--- RECORDS ---
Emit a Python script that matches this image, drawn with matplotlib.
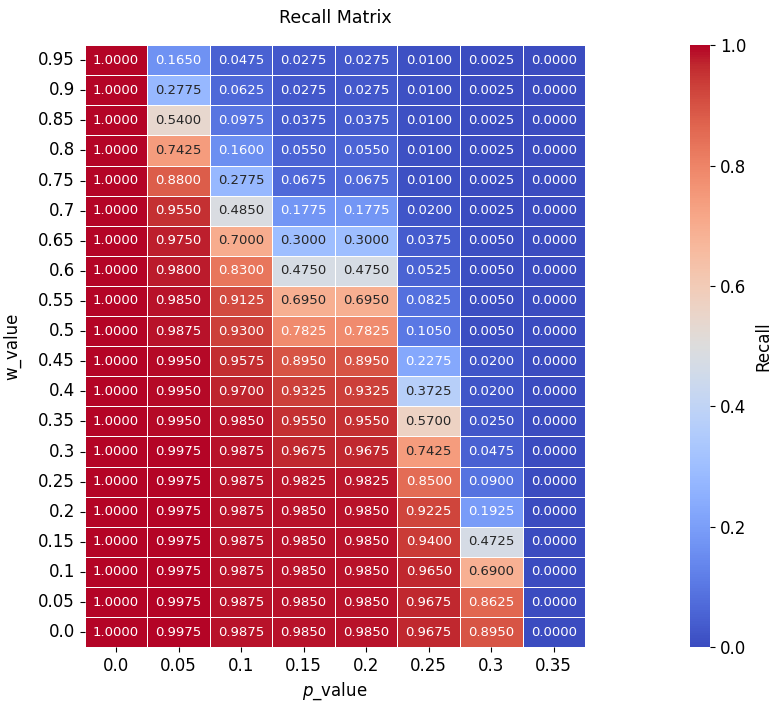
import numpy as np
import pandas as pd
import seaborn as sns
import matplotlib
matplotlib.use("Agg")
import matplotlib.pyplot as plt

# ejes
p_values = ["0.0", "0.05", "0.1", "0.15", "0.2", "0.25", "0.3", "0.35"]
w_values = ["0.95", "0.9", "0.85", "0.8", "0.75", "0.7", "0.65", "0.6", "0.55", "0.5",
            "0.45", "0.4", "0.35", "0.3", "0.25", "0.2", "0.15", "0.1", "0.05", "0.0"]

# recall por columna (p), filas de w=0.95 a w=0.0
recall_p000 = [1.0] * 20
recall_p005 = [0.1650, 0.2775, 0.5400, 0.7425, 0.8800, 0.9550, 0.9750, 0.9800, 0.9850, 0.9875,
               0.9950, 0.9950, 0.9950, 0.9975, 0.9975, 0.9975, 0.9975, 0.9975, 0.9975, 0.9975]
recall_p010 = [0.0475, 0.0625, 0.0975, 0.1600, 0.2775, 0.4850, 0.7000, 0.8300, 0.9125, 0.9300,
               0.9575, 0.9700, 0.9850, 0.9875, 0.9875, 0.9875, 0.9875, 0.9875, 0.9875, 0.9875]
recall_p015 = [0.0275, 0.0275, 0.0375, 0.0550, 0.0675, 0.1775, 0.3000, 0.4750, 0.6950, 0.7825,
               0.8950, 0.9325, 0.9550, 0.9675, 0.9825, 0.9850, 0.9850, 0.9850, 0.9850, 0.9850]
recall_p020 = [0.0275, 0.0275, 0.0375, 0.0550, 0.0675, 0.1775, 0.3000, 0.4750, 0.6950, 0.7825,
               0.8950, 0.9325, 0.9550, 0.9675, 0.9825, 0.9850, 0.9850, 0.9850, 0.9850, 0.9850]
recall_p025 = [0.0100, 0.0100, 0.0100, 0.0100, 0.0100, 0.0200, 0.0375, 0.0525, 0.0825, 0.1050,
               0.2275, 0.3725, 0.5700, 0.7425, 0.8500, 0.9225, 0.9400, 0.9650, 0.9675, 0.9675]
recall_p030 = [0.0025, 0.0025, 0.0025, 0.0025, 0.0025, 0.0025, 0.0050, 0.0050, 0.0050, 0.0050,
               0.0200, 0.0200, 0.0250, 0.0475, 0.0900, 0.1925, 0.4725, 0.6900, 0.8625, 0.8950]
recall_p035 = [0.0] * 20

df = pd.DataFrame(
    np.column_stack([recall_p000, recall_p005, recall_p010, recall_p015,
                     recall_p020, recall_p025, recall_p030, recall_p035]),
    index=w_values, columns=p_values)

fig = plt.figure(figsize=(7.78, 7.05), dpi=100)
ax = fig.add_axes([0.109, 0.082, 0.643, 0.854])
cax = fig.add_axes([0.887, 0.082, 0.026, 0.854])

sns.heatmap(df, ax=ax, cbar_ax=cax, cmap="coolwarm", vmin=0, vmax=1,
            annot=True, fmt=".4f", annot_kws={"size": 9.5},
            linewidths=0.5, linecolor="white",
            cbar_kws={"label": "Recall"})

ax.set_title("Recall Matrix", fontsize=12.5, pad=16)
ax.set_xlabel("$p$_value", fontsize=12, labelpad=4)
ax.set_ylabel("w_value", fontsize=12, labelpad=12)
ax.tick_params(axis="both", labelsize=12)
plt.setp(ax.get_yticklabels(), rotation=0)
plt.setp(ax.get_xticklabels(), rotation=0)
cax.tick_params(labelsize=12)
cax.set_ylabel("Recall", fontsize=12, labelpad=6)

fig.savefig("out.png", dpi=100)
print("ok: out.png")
---
--- RECORDS ---
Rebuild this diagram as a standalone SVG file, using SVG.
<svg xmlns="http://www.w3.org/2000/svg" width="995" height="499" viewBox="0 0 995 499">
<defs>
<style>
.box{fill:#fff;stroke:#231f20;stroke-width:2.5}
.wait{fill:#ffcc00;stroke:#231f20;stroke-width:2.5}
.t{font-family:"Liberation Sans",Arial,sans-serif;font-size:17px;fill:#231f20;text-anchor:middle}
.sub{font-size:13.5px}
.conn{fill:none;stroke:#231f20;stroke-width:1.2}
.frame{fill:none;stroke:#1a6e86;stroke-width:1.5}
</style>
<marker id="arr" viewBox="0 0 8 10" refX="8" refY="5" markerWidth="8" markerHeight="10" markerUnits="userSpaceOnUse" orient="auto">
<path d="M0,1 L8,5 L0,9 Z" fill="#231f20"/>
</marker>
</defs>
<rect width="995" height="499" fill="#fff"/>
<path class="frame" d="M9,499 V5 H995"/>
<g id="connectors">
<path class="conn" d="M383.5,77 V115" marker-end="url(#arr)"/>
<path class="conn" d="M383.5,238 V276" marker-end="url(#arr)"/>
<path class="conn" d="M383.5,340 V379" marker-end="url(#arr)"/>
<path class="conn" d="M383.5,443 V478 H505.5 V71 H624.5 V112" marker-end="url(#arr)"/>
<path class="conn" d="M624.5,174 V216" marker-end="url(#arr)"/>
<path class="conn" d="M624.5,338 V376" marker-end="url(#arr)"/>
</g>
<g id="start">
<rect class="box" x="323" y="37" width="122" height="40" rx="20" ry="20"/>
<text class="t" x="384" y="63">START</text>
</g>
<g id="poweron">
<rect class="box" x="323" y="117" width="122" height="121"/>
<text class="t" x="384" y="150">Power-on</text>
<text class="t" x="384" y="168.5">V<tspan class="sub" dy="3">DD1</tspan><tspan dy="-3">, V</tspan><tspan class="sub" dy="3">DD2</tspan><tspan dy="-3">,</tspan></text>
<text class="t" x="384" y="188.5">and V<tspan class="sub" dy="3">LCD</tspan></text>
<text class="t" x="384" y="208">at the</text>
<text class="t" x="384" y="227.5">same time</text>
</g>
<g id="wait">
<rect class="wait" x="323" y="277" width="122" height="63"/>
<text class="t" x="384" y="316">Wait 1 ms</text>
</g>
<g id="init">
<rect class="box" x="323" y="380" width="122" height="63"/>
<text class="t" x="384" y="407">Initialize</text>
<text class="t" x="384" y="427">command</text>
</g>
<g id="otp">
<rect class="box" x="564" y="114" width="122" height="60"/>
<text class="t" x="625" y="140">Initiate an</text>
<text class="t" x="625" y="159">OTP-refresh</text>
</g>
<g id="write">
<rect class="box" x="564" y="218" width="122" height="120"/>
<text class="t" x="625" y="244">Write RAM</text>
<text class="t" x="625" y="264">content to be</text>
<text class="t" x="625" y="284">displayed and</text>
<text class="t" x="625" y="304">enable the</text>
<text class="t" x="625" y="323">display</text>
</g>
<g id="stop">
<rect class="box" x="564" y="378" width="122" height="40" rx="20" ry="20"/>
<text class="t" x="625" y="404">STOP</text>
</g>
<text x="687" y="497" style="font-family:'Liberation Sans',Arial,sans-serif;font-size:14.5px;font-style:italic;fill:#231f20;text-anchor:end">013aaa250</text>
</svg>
---
--- RECORDS ---
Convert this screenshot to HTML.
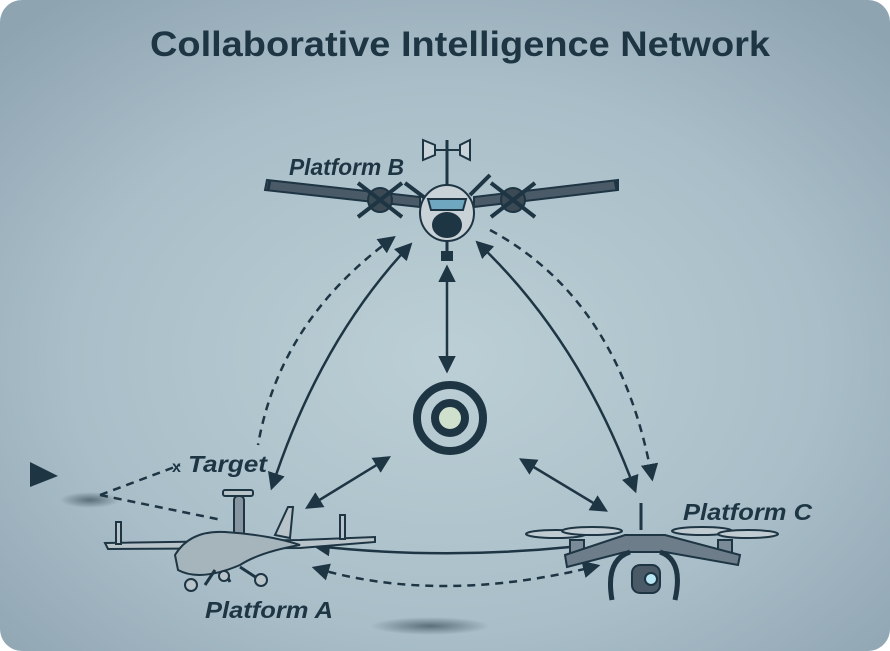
---
**WHAT IS EXPECTED**
Sift the material for lines with the string "matplotlib". Copy each one found.

**RESPONSE FOR THIS EXERCISE**
Emit a Python script that matches this image, drawn with matplotlib.
import matplotlib
matplotlib.use("Agg")
import matplotlib.pyplot as plt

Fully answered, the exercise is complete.